However, as someone in my Discord pointed out, she might be saying it to cover her ass as it might not work this time, just in case. Then, she can always say that she made a statement. I wouldn't want to be blamed by so many people relying on an indicator I wrote myself.

Discord link?
Currently, I am not accepting new Discord members. There are some problems with Ghost blog new API. I created a Discord bot but their new API changes made most API calls obsolete and the way of creating private calls with JWT tokens.

As the market turned, big institutions, hedge funds, banks, etc., demanded rate cuts. Overall, the labor market is cooling without collapsing, which aligns with what the Federal Reserve wants.


What is the carry trade?

A "carry trade" strategy involves borrowing money in a currency with a low interest rate and then using the borrowed money to invest in a currency with a high interest rate.

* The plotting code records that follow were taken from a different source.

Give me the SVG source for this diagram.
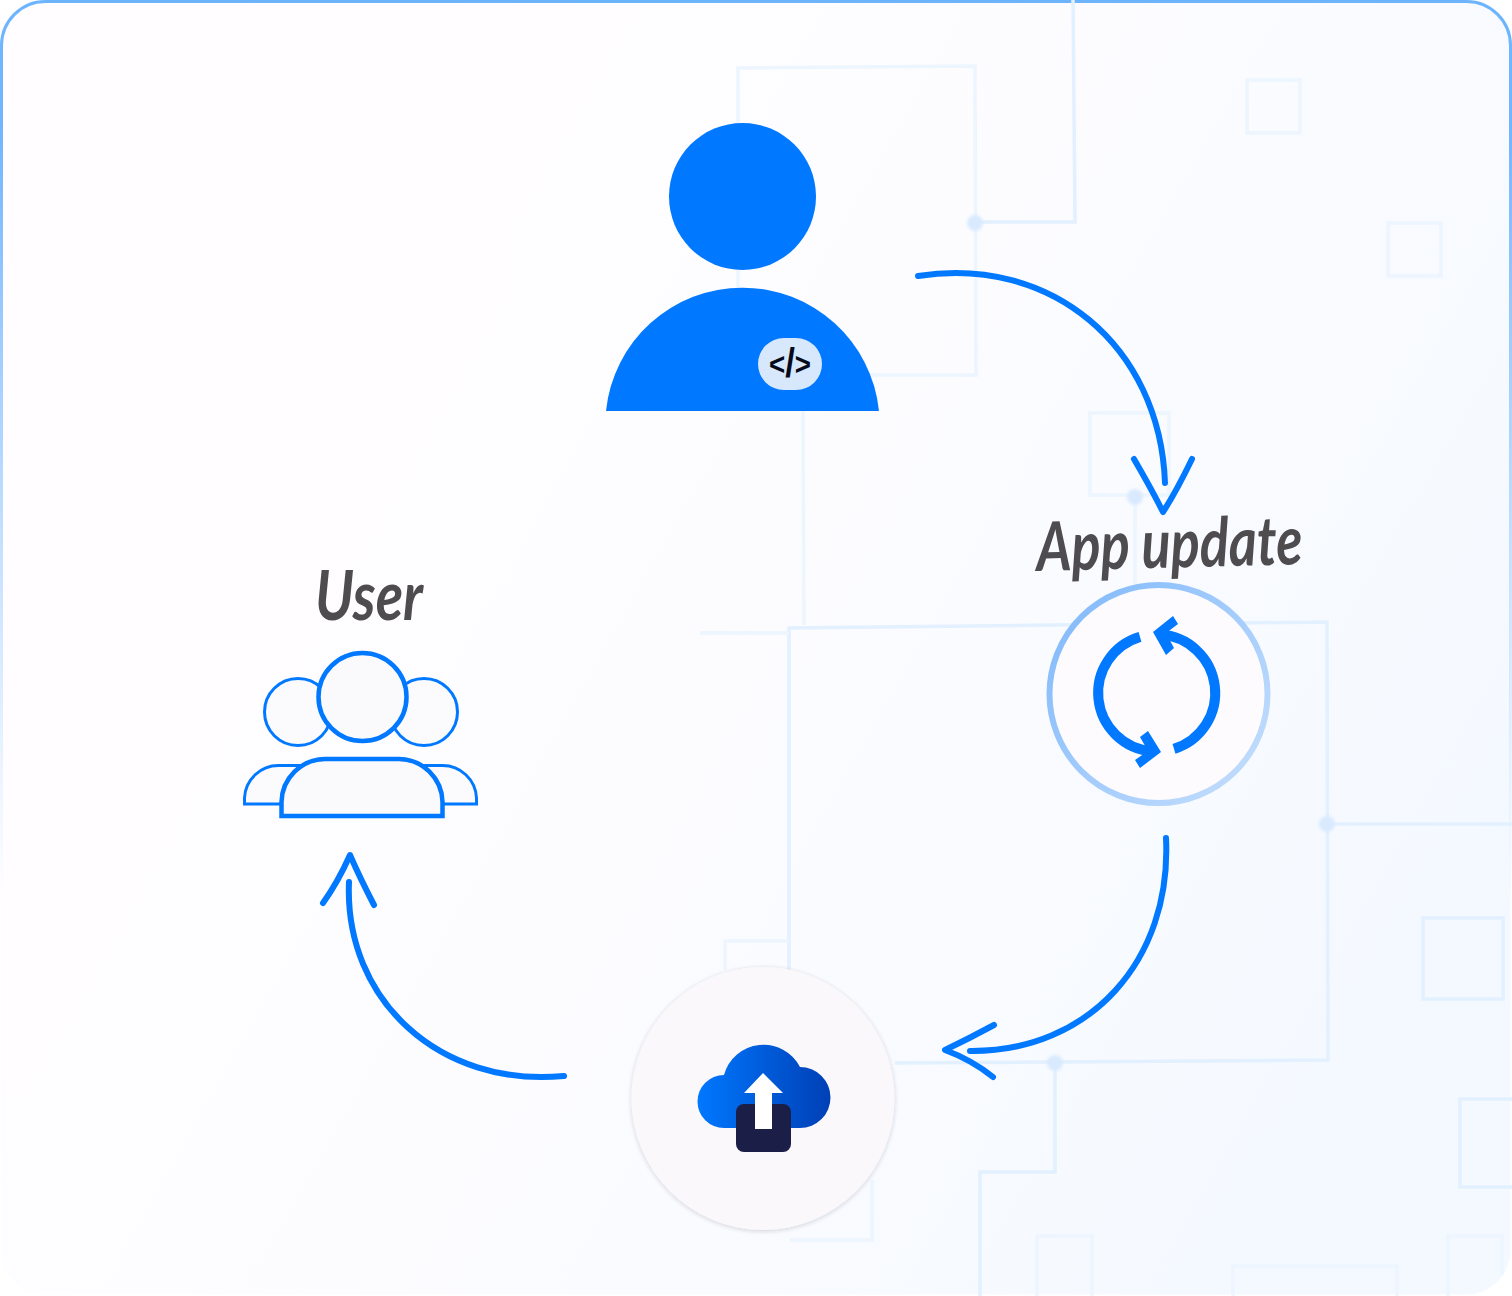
<svg xmlns="http://www.w3.org/2000/svg" width="1512" height="1296" viewBox="0 0 1512 1296">
<style>
.trace{fill:none;stroke:#e2f0ff;stroke-width:3.5}
.faint{stroke:#edf5ff}
.dot{fill:#d9eaff}
.blue{fill:#0078ff}
.conn{fill:none;stroke:#0078ff;stroke-width:6;stroke-linecap:round;stroke-linejoin:round}
.label{font-family:"Lato","Open Sans",sans-serif;font-style:italic;font-weight:700;fill:#4f4c50}
.line1{fill:#fbfafc;stroke:#0078ff;stroke-width:3}
.line2{fill:#fafafc;stroke:#0078ff;stroke-width:4.5}
</style>
<defs>
<linearGradient id="bg" gradientUnits="userSpaceOnUse" x1="250" y1="350" x2="1400" y2="1000">
<stop offset="0" stop-color="#fffdff"/><stop offset="0.45" stop-color="#fcfcff"/><stop offset="1" stop-color="#f4f9ff"/>
</linearGradient>
<linearGradient id="edge" gradientUnits="userSpaceOnUse" x1="0" y1="0" x2="0" y2="900">
<stop offset="0" stop-color="#6db4ff"/><stop offset="0.15" stop-color="#72b6ff"/><stop offset="1" stop-color="#8cc4ff" stop-opacity="0"/>
</linearGradient>
<linearGradient id="ring" gradientUnits="userSpaceOnUse" x1="1060" y1="620" x2="1250" y2="780">
<stop offset="0" stop-color="#86bcfb"/><stop offset="1" stop-color="#c1dcfd"/>
</linearGradient>
<linearGradient id="cloud" gradientUnits="userSpaceOnUse" x1="697" y1="1090" x2="830" y2="1090">
<stop offset="0" stop-color="#0078ff"/><stop offset="1" stop-color="#0040b6"/>
</linearGradient>
<filter id="soft" x="-30%" y="-30%" width="160%" height="160%"><feGaussianBlur stdDeviation="1.5"/></filter>
<filter id="shadow" x="-10%" y="-10%" width="120%" height="120%"><feDropShadow dx="0" dy="1" stdDeviation="2" flood-color="#30304a" flood-opacity="0.22"/></filter>
</defs>

<rect id="panel" x="1.5" y="1.5" width="1509" height="1293" rx="44" fill="url(#bg)" stroke="url(#edge)" stroke-width="3"/>

<g id="background-traces">
<path class="trace faint" d="M850 375H976L975 66L738 68V125M738 270V290"/>
<path class="trace" d="M1073 0L1075 222H975"/>
<path class="trace faint" d="M803 411L804 625"/>
<path class="trace" d="M789 970V628L1327 622L1328 1060L895 1063"/>
<path class="trace faint" d="M700 633H789"/>
<path class="trace faint" d="M725 970V941H789"/>
<path class="trace faint" d="M1090 413H1169V495H1090Z"/>
<path class="trace faint" d="M1135 497V625"/>
<path class="trace" d="M1327 824H1512"/>
<path class="trace faint" d="M1247 80H1300V133H1247Z"/>
<path class="trace faint" d="M1388 223H1441V276H1388Z"/>
<path class="trace" d="M1423 918H1503V999H1423Z"/>
<path class="trace" d="M1512 1099H1460V1187H1512"/>
<path class="trace" d="M1055 1063V1172H980V1296"/>
<path class="trace faint" d="M1037 1296V1236H1092V1296"/>
<path class="trace faint" d="M1233 1296V1266H1397V1296"/>
<path class="trace faint" d="M1448 1296V1236H1502V1275"/>
<path class="trace faint" d="M872 1180V1240H790"/>
<g filter="url(#soft)">
<circle class="dot" cx="975" cy="223" r="8"/>
<circle class="dot" cx="1135" cy="497" r="8"/>
<circle class="dot" cx="1327" cy="824" r="8"/>
<circle class="dot" cx="1055" cy="1063" r="8"/>
</g>
</g>

<g id="developer">
<circle class="blue" cx="742.5" cy="196.5" r="73.5"/>
<path class="blue" d="M606 411A137.2 137.2 0 0 1 879 411Z"/>
<rect x="758" y="338" width="64" height="52" rx="26" fill="#d7e8fd"/>
<text x="790" y="374.500" text-anchor="middle" font-family="'Liberation Sans',sans-serif" font-weight="700" font-size="32" textLength="42" lengthAdjust="spacingAndGlyphs" fill="#050a1a">&lt;<tspan font-size="40" dy="2.500">/</tspan><tspan dy="-2.500">&gt;</tspan></text>
</g>

<g id="app-update">
<text class="label" x="1037" y="571" font-size="68" textLength="266" lengthAdjust="spacingAndGlyphs" transform="rotate(-1.5 1037 571)">App update</text>
<circle cx="1158.5" cy="694" r="109" fill="#fdfbfd" stroke="url(#ring)" stroke-width="6"/>
<path d="M1140 636.900A58.500 58.500 0 0 0 1152 751.300" fill="none" stroke="#0078ff" stroke-width="10"/>
<path d="M1174 748.900A58.500 58.500 0 0 0 1160 634.600" fill="none" stroke="#0078ff" stroke-width="10"/>
<path class="blue" d="M1153 632L1173 616L1178 624L1166 633L1174 648L1166 655Z"/>
<path class="blue" d="M1161 752L1148 731L1140 737L1148 751L1135 760L1140 768Z"/>
</g>

<g id="cloud-upload">
<circle cx="763" cy="1098.500" r="131.500" fill="#fbf8fb" filter="url(#shadow)"/>
<path d="M724 1128A26.500 26.500 0 0 1 724 1075A41 41 0 0 1 800 1067A30.500 30.500 0 0 1 800 1128Z" fill="url(#cloud)"/>
<rect x="736" y="1104" width="55" height="48" rx="8" fill="#1b1e47"/>
<path d="M763 1073L783 1093H772V1129H755V1093H744Z" fill="#ffffff"/>
</g>

<g id="user">
<text class="label" x="315" y="620" font-size="68" textLength="108" lengthAdjust="spacingAndGlyphs">User</text>
<circle class="line1" cx="298" cy="712" r="33.500"/>
<circle class="line1" cx="424" cy="712" r="33.500"/>
<path class="line1" d="M244.500 804V798A34 34 0 0 1 279 765.500H442A34 34 0 0 1 476.500 798V804Z"/>
<circle class="line2" cx="362.500" cy="697" r="44"/>
<path class="line2" d="M281.500 816V802A44 44 0 0 1 325 759H399A44 44 0 0 1 442.500 802V816Z"/>
</g>

<g id="connectors">
<path class="conn" d="M918 276C1050 255 1160 345 1165 483"/>
<path class="conn" d="M1134 459Q1152 490 1163 512Q1176 492 1192 459"/>
<path class="conn" d="M1166 838C1172 960 1090 1052 970 1051"/>
<path class="conn" d="M994 1025Q970 1038 945 1050Q972 1060 993 1077"/>
<path class="conn" d="M564 1076C440 1088 344 1000 349 882"/>
<path class="conn" d="M323 903Q338 882 350 855Q360 878 374 905"/>
</g>
</svg>
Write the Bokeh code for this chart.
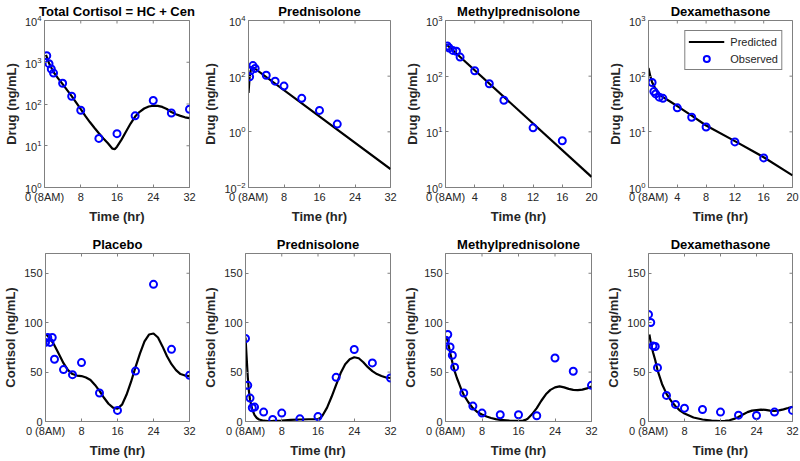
import math
from bokeh.plotting import figure
from bokeh.layouts import column, row
from bokeh.models import Range1d, FixedTicker, CustomJSTickFormatter, Legend, LegendItem
from bokeh.embed import file_html
from bokeh.resources import INLINE

FONT = "Liberation Sans"

# ---------------- data ----------------
# Top row: drug concentrations (log scale)
tc_obs_t = [0.5, 1, 1.5, 2, 4, 6, 8, 12, 16, 20, 24, 28, 32]
tc_obs_v = [1440, 925, 690, 550, 315, 153, 71, 15, 19.5, 52, 121, 61, 75]
tc_pred_t = [0.33, 1, 2, 3, 4, 5, 6, 7, 8, 9, 10, 11, 12, 13, 14, 15, 15.5, 16, 17,
             18, 19, 20, 21, 22, 23, 24, 25, 26, 27, 28, 29, 30, 31, 32]
tc_pred_v = [1500, 950, 580, 410, 300, 215, 155, 108, 75, 52, 37, 27, 20, 15, 11.5, 8.5,
             8.3, 9.5, 14, 22, 34, 50, 65, 78, 87, 91, 90, 85, 76, 64, 57, 52, 48, 46]

pred_obs_t = [0.25, 0.5, 1, 1.5, 4, 6, 8, 12, 16, 20]
pred_obs_v = [95, 160, 240, 190, 108, 66, 44, 16, 5.9, 1.9]
pred_pred_t = [0, 0.25, 0.5, 0.8, 1.2, 32]
pred_pred_v = [25, 90, 160, 205, 200, 0.046]

mp_obs_t = [0.25, 0.5, 1, 1.5, 2, 4, 6, 8, 12, 16]
mp_obs_v = [350, 320, 290, 280, 220, 125, 73, 37, 11.8, 6.9]
mp_pred_t = [0.1, 20]
mp_pred_v = [375, 1.55]

dex_obs_t = [0.5, 0.75, 1, 1.5, 2, 4, 6, 8, 12, 16]
dex_obs_v = [77, 53, 48, 42, 40, 27, 18.3, 12.2, 6.6, 3.4]
dex_pred_t = [0, 0.25, 0.5, 1, 1.5, 2, 3, 4, 6, 8, 12, 16, 20]
dex_pred_v = [140, 100, 78, 58, 48, 42, 35, 29, 19.5, 13, 6.8, 3.5, 1.65]

# Bottom row: cortisol (linear scale)
plc_obs_t = [0, 0.5, 1, 1.5, 2, 4, 6, 8, 12, 16, 20, 24, 28, 32]
plc_obs_v = [80, 85, 80, 85, 63, 52.5, 47.4, 59.6, 28.8, 11.2, 51, 138.8, 73, 46.7]
plc_pred_t = [0.2, 1, 2, 3, 4, 5, 6, 7, 8, 9, 10, 11, 12, 13, 14, 15, 16, 17, 18, 19,
              20, 21, 22, 23, 24, 25, 26, 27, 28, 29, 30, 31, 32]
plc_pred_v = [88, 84, 77, 68, 59, 52, 48, 46.5, 46, 44.5, 42, 37, 31, 24, 18, 14, 13, 17,
              27, 40, 55, 69, 81, 88, 89, 85, 76, 66, 58, 52, 48, 46.5, 46]

cp_obs_t = [0, 0.5, 1, 1.5, 2, 4, 6, 8, 12, 16, 20, 24, 28, 32]
cp_obs_v = [84, 36.6, 23.7, 13.9, 14.6, 9.5, 2, 8.5, 2.7, 5, 44.7, 72.8, 59.3, 44]
cp_pred_t = [0, 0.25, 0.5, 0.75, 1, 1.5, 2, 2.5, 3, 4, 5, 6, 8, 10, 12, 14, 16, 16.5,
             17, 18, 19, 20, 21, 22, 23, 24, 25, 26, 27, 28, 29, 30, 31, 32]
cp_pred_v = [85, 65, 45, 31, 22, 12, 6.5, 3.5, 2, 0.8, 0.5, 0.6, 1, 1.6, 2, 2.3, 2.5, 3.5,
             6, 14, 25, 37, 49, 58, 63, 65, 64, 60, 55, 51, 48, 46, 44.5, 44]

cm_obs_t = [0, 0.5, 1, 1.5, 2, 4, 6, 8, 12, 16, 20, 24, 28, 32]
cm_obs_v = [82.3, 88, 75.5, 67, 55, 28.8, 15.6, 8.5, 6.8, 6.8, 5.8, 64.3, 50.8, 36.6]
cm_pred_t = [0.2, 0.5, 1, 1.5, 2, 2.5, 3, 3.5, 4, 5, 6, 7, 8, 9, 10, 11, 12, 14, 16, 17,
             17.5, 18, 19, 20, 21, 22, 23, 24, 25, 26, 27, 28, 29, 30, 31, 32]
cm_pred_v = [86, 81, 70, 60, 51, 44, 38, 32, 27, 19.5, 13.5, 9.5, 7, 5, 3.5, 2.4, 1.7, 0.9,
             0.6, 0.9, 1.6, 2.8, 7.5, 13.5, 21, 27.5, 32, 34.5, 35.5, 34.5, 33, 32, 31.8,
             32.2, 33.5, 35.5]

cd_obs_t = [0, 0.5, 1, 1.5, 2, 4, 6, 8, 12, 16, 20, 24, 28, 32]
cd_obs_v = [108.4, 100.2, 76.5, 75.9, 54.5, 26.4, 17.3, 13.5, 12.2, 9.5, 6.4, 6.1, 9.5, 11.2]
cd_pred_t = [0.2, 0.5, 1, 1.5, 2, 2.5, 3, 3.5, 4, 5, 6, 7, 8, 9, 10, 11, 12, 14, 16, 17,
             18, 19, 20, 21, 22, 23, 24, 25, 26, 27, 28, 29, 30, 31, 32]
cd_pred_v = [88, 80, 70, 62, 52, 45, 38, 33, 28, 21, 15.5, 11, 8, 6, 4, 3, 2, 0.8, 0.3,
             0.6, 1.3, 2.6, 4.5, 7, 9.5, 11, 11.5, 12, 11.7, 11, 10.6, 11.2, 12.3, 13.6, 15]

titles_top = ["Total Cortisol = HC + Cen", "Prednisolone", "Methylprednisolone", "Dexamethasone"]
titles_bot = ["Placebo", "Prednisolone", "Methylprednisolone", "Dexamethasone"]
xticks_32 = [0, 8, 16, 24, 32]
xticks_20 = [0, 4, 8, 12, 16, 20]
yticks_log_a = [1, 10, 100, 1000, 10000]
yticks_log_b = [0.01, 1, 100, 10000]
yticks_log_c = [1, 10, 100, 1000]
yticks_lin = [0, 50, 100, 150]
legend_labels = ["Predicted", "Observed"]

# ---------------- helpers ----------------
X_FMT = "return tick == 0 ? '0 (8AM)' : String(tick);"

AX = "#808080"
TXT = "#262626"


def panel(title, obs_t, obs_v, pr_t, pr_v, xmax, xticks, yr, yticks, ylog, ylabel,
          w, h, bl, br, bt, bb, legend=False):
    kw = {"y_axis_type": "log"} if ylog else {}
    p = figure(width=w, height=h, x_range=Range1d(0, xmax), y_range=Range1d(*yr),
               output_backend="svg", toolbar_location=None,
               min_border_left=bl, min_border_right=br, min_border_top=bt,
               min_border_bottom=bb, **kw)
    p.title.text = title
    p.title.align = "center"
    p.title.text_font = FONT
    p.title.text_font_size = "13px"
    p.title.text_font_style = "bold"
    p.title.text_color = "black"
    p.title.standoff = 3
    p.grid.visible = False
    p.outline_line_color = AX
    p.outline_line_width = 1
    p.background_fill_color = "white"
    p.border_fill_color = "white"

    p.xaxis.ticker = FixedTicker(ticks=xticks, minor_ticks=[])
    p.yaxis.ticker = FixedTicker(ticks=yticks, minor_ticks=[])
    p.xaxis.formatter = CustomJSTickFormatter(code=X_FMT)
    for ax in (p.xaxis, p.yaxis):
        ax.axis_line_color = AX
        ax.major_tick_line_color = AX
        ax.major_tick_in = 3
        ax.major_tick_out = 0
        ax.minor_tick_line_color = None
        ax.major_label_text_font = FONT
        ax.major_label_text_font_size = "11px"
        ax.major_label_text_color = TXT
        ax.major_label_standoff = 3
        ax.axis_label_text_font = FONT
        ax.axis_label_text_font_size = "13px"
        ax.axis_label_text_font_style = "bold"
        ax.axis_label_text_color = TXT
        ax.axis_label_standoff = 3
    p.xaxis.axis_label = "Time (hr)"
    p.yaxis.axis_label = ylabel

    # mirrored inward ticks on the top and right edges of the box (half clipped by frame)
    p.scatter(xticks, [yr[1]] * len(xticks), marker="dash", angle=math.pi / 2, size=6,
              line_color=AX, line_width=1)
    p.scatter([xmax] * len(yticks), yticks, marker="dash", size=6,
              line_color=AX, line_width=1)

    lr = p.line(pr_t, pr_v, line_color="black", line_width=2.2)
    sr = p.scatter(obs_t, obs_v, marker="circle", size=7, fill_color=None,
                   line_color="#0000ff", line_width=2)
    if legend:
        lg = Legend(items=[LegendItem(label=legend_labels[0], renderers=[lr]),
                           LegendItem(label=legend_labels[1], renderers=[sr])],
                    location="top_right")
        lg.border_line_color = "black"
        lg.border_line_width = 1
        lg.background_fill_alpha = 1
        lg.label_text_font = FONT
        lg.label_text_font_size = "11px"
        lg.label_text_color = TXT
        lg.glyph_width = 36
        lg.glyph_height = 15
        lg.label_height = 15
        lg.label_standoff = 6
        lg.padding = 3
        lg.spacing = 2
        lg.margin = 10
        p.add_layout(lg)
    return p


W = 200
HT, HB = 230, 230
BL = [42, 43, 45, 48]
BR = [11, 10, 9, 8]

top = [
    panel(titles_top[0], tc_obs_t, tc_obs_v, tc_pred_t, tc_pred_v, 32, xticks_32,
          (1, 1e4), yticks_log_a, True, "Drug (ng/mL)", W, HT, BL[0], BR[0], 19, 43),
    panel(titles_top[1], pred_obs_t, pred_obs_v, pred_pred_t, pred_pred_v, 32, xticks_32,
          (0.01, 1e4), yticks_log_b, True, "Drug (ng/mL)", W, HT, BL[1], BR[1], 19, 43),
    panel(titles_top[2], mp_obs_t, mp_obs_v, mp_pred_t, mp_pred_v, 20, xticks_20,
          (1, 1e3), yticks_log_c, True, "Drug (ng/mL)", W, HT, BL[2], BR[2], 19, 43),
    panel(titles_top[3], dex_obs_t, dex_obs_v, dex_pred_t, dex_pred_v, 20, xticks_20,
          (1, 1e3), yticks_log_c, True, "Drug (ng/mL)", W, HT, BL[3], BR[3], 19, 43,
          legend=True),
]
bot = [
    panel(titles_bot[0], plc_obs_t, plc_obs_v, plc_pred_t, plc_pred_v, 32, xticks_32,
          (0, 170), yticks_lin, False, "Cortisol (ng/mL)", W, HB, BL[0], BR[0], 23, 39),
    panel(titles_bot[1], cp_obs_t, cp_obs_v, cp_pred_t, cp_pred_v, 32, xticks_32,
          (0, 170), yticks_lin, False, "Cortisol (ng/mL)", W, HB, BL[1], BR[1], 23, 39),
    panel(titles_bot[2], cm_obs_t, cm_obs_v, cm_pred_t, cm_pred_v, 32, xticks_32,
          (0, 170), yticks_lin, False, "Cortisol (ng/mL)", W, HB, BL[2], BR[2], 23, 39),
    panel(titles_bot[3], cd_obs_t, cd_obs_v, cd_pred_t, cd_pred_v, 32, xticks_32,
          (0, 170), yticks_lin, False, "Cortisol (ng/mL)", W, HB, BL[3], BR[3], 23, 39),
]

layout = column(row(*top), row(*bot))
open("out.html", "w").write(file_html(layout, INLINE))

The trader "carries" the trade from the low-interest rate environment to the high-interest rate environment.

The yen (JPY) is the low-interest-rate currency. Investors would borrow yen because it's cheap to do so (thanks to the interest rate set by the Bank of Japan).

The U.S. Dollar (USD) offers higher interest rates. Investors would then convert the borrowed yen into dollars and invest in dollar-denominated assets like bonds, offering higher returns.

The idea is to profit from the difference in interest rates between the 2 currencies. If you're borrowing at a 0% rate but investing at a 2% rate, you'd earn the difference (minutes transaction costs)

The Carry strategy can be even more profitable if the high-interest-rate currency (USD, in this case) appreciates against the low-interest rate (JPY). That's because when you close the trade, you would convert to the yen at a more favorable rate.

However, the carry trade in USDJPY offered around multi-year highs in terms of returns.

Sounds familiar? Ms Wattanabe, the real housewives of Japan

You can't unwind the largest carry trade the world has ever seen without beheading a few

The process of unwinding the largest carry trade in history is not without its difficulties, and we're witnessing some negative effects. Markets have been reacting to a series of weak economic indicators from the U.S. The latest labor market report showed signs of weakness, adding to worries after a disappointing ISM survey hinted at a slowdown in economic activity. This has created uncertainty and triggered a significant market reaction.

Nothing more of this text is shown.